For some of us though reading became something of an infuriating chore, your mum desperately imploring you to go to the library and reading as much as you could because it was good for you, beneficial to your developing mind and all knowledge was vital. Books had compelling stories, tales of derring do, adventure, happy ever tales that would send you off to sleep with a warm glow. Books transported you some fabulous palace where rich emperors lived, romantic lands where parakeets sung from tropical and exotic hibiscus bushes and where jasmine scented corners of stunning gardens could be found far away.

And yet it seemed to take ages to acknowledge the importance of reading if only because as kids we have the kind of boredom threshold that leads to mind wander over all the place. We know it's good to read words and sentences since of course they are our essential passport into locations where reality can be suspended harmlessly and the imagination given full rein. If only we'd listened to the shrewd advice of our parents then surely we'd be grateful. But we did eventually so perhaps it was a case of better late than never.

After emerging from secondary school with nothing to equip myself for the outside world you found yourself at a complete loss. You knew that English at school had always been your favourite subject and even then you thought you were pretty much a dab hand at it. It was the spoken and written word that held you enthralled from an early age. We used to read Thomas Hardy's love poems as a class and the Lord of the Flies as a class. At the time it just felt as if part of the lesson's standard procedures. By hearing and listening to other kids reading from the book, we too could learn about the pleasures of reading for fun.

It was only by chance that you found yourself to my local library in Ilford, Essex. At first tentatively you quietly went about your business of looking at the classics, sport and history sections. You flicked through the pages desultorily, wondering what on earth you were doing. Then, as if in idle curiosity, you pulled out a thick volume of works by the great author Thomas Mann who had written the celebrated Death in Venice, a novel that would make the easy transition to the cinema screen.

Having finished Thomas Mann you became entranced by the descriptive words on the page, the quality of the writing, the development of complex plots, dialogue, nouns, pronouns, verbs and adverbs.

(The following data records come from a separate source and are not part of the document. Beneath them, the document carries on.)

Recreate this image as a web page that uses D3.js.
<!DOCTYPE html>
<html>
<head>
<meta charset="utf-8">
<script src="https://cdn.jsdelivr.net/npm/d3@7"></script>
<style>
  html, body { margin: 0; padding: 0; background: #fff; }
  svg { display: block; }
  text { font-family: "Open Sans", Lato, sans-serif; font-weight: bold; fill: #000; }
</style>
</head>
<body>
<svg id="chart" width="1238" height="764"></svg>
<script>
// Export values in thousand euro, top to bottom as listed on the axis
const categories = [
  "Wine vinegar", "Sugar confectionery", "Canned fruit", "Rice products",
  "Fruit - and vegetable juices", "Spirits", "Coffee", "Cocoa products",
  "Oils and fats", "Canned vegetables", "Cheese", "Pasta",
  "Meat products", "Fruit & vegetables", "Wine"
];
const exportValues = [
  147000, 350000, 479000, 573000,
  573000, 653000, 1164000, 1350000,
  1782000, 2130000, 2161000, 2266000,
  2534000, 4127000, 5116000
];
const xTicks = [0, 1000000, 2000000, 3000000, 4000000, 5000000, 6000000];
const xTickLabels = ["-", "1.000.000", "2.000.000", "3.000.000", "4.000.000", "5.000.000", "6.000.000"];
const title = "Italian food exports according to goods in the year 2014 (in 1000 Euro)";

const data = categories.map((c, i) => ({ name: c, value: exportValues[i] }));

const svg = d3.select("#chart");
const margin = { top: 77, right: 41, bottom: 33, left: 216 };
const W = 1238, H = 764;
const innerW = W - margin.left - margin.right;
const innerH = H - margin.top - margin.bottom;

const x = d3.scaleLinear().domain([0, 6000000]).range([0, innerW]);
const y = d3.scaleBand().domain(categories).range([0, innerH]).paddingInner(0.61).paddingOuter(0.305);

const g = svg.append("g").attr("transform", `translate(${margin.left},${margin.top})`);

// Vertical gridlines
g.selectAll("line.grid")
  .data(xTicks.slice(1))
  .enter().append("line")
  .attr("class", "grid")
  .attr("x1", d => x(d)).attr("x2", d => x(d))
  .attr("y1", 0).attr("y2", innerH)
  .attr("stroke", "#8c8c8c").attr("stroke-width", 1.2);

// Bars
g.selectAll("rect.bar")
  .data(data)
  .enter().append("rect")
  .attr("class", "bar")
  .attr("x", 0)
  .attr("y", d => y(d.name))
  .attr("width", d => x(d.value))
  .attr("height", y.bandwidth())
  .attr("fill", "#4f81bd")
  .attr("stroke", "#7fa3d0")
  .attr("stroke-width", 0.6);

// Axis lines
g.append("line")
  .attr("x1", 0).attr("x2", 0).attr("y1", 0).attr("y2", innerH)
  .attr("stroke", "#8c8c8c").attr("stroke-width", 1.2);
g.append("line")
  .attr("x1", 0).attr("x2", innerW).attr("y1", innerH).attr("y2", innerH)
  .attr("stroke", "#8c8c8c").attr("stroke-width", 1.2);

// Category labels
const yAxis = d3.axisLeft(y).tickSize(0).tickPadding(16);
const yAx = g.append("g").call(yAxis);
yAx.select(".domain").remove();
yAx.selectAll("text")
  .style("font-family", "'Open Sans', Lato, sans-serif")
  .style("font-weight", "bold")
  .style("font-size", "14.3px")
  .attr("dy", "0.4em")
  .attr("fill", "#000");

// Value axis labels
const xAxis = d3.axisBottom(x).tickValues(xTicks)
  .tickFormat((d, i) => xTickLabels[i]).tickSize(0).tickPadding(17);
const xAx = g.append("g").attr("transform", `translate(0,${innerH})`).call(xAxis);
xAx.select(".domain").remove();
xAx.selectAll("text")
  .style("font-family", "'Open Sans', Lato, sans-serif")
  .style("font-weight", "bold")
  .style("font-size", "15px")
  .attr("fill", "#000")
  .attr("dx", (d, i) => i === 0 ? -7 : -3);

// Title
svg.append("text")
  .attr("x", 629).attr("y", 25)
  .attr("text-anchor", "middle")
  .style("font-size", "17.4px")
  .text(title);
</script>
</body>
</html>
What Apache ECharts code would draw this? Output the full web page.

You marvelled at the inimitable Charles Dickens, the greatest novelist and story teller of all time and the way Dickens classic tomes would occupy almost the entire length of a shelf. It was the finest learning curve you could ever have hoped for.

In years to come you would discover the conventional rags to riches story that had underpinned Dicken's rise to literary greatness. You were told that Dickens father John had been sent to prison, that his son Charles had bailed him out of prison, that as a very early writer, Dickens would walk the streets of Covent Garden at midnight, absorbing the flavours, the aromas, the sights and sounds of London. He would notice the last of the costermongers and barrow boys yelling across to their mates. He would note quirks, mannerisms, changes of mood and weather, the people shuffling and then running back to home for a quick hot toddy drink and then sleep.

Dickens taught me subconsciously how to write but not to write to like him. You knew you could never  aspire to emulate his brilliant prose, the warmly lyrical stories and characters that just seemed to reach the surface of his mind before spilling out onto the written page quite organically. But the novels seeped into my head and the images would multiply prolifically. Eventually you would complete most of the big novels such as David Copperfield, the Pickwick Papers, Dombey and Son, Martin Chuzzlewit, a Tale Of Two Cities, Oliver Twist, Hard Times and Barnaby Rudge. It was one of your most exciting journeys to the Olympic heights of literary excellence.

And then there was Thomas Hardy. Now Thomas Hardy was a life changing moment for yours truly, a wondrous, a beautifully descriptive wordsmith who would conjure up some of the most glorious illustrations of the English countryside, painting pictures with words which sung quite melodiously, the contours of his native Dorset farmland, the tragedies and hardships of those people for whom everyday was a continuous struggle to put food and drink on the table.

For somebody who had little or nothing of any academic value or significance to show any prospective employer this did feel like a constructive way of spending huge swathes of unemployed time. You immersed yourself in Charles Dickens and Thomas Hardy, Franz Kafka and Joseph Conrad, Marcel Proust, Leo Tolstoy, Henry James, CS Forrester's Hornblower, George Orwell and DH Lawrence, William Faulkner, Ernest Hemingway, Mark Twain, Alistair Mclean, Anthony Trollope's political novels, HG Wells and too many others to mention that may escape me for the moment.

In recent years you have caught with F. Scott Fitzgerald and GK Chesterton and of course the innumerable sports books that remain an enduring interest. You have suddenly begun to realise that although reading may not be essential for some, it can still grip your attention, it can still be thought provoking and you can become emotionally involved in stories you wouldn't normally have expected to find or hear about in your everyday life. So go on pick up a book. It may just be just your hour or two, an opportunity to explore some nuggets of information that might make you laugh, smile or giggle. Happy World Book Day everybody.